AUC = \frac {U_1} {n_1 n_2}

where n_1 is the sample size of observations with actual phenotypes of 0 and n_2 is the sample size of observations with actual phenotypes of 1.

And

U_1 = R_1 - \frac {n_1 (n_1 + 1)} {2}

where R_1 is the sum of the ranks for the predicted phenotypes with actual phenotypes of 0.

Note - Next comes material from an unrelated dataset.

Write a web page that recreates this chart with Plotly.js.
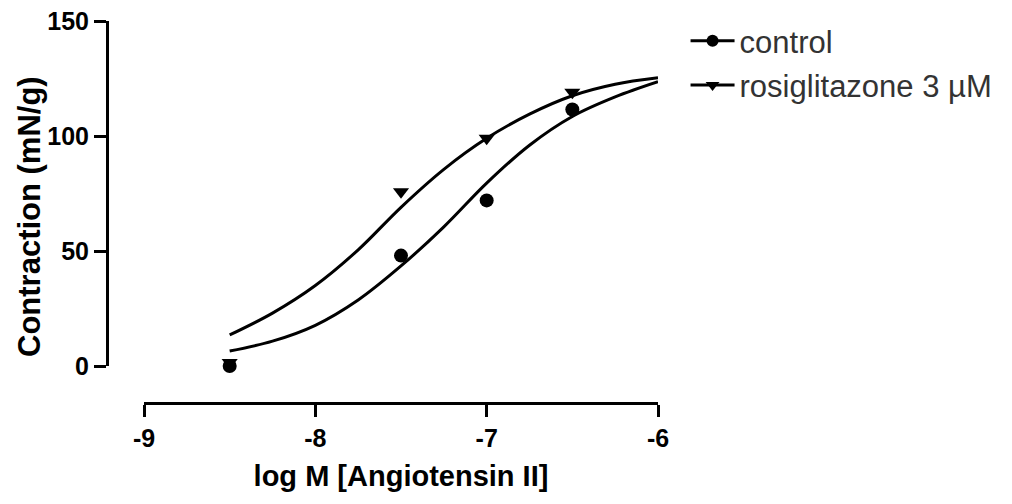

Matthews Correlation Coefficient

MCC = \frac {TP \cdot TN - FP \cdot FN} {\sqrt {(TP + FN) \cdot (FP + TN) \cdot (TP + FP) \cdot (FN + TN)}}

where TP is the the number of true positives, TN is the number of true negatives, FP is the number of false positives, and FN is the number of false negatives in the predicted phenotypes. Since all three methods used here (GBLUP, Bayes C and C\pi) treat binary values as quantitative and predict in the range from 0 to 1, we treat predicted values of 0.5 and higher as 1 and below 0.5 as 0.

Accuracy

ACC = \frac {TP + TN} {TP + FN + FP + TN}

Sensitivity (or true positive rate)

TPR = \frac {TP} {TP + FN}

Specificity (or true negative rate)

SPC = \frac {TN} {FP + TN}

Root Mean Square Error

RMSE = \sqrt {\frac {\sum_{i = 1}^{n} (y_i - \hat y_i)^2} {n}}

Iteration Level Statistics

As noted above (Output for the Normal Mode (K Predictions per Iteration) and Output for the Alternative Mode (One Prediction per Iteration)), if you have selected to perform more than one iteration, or you have specified Predict Only Once per Iteration, the means and standard deviations of the statistics calculated at the end of each iteration are reported in a separate result viewer (one result viewer for each method) after all other results have been estimated and shown.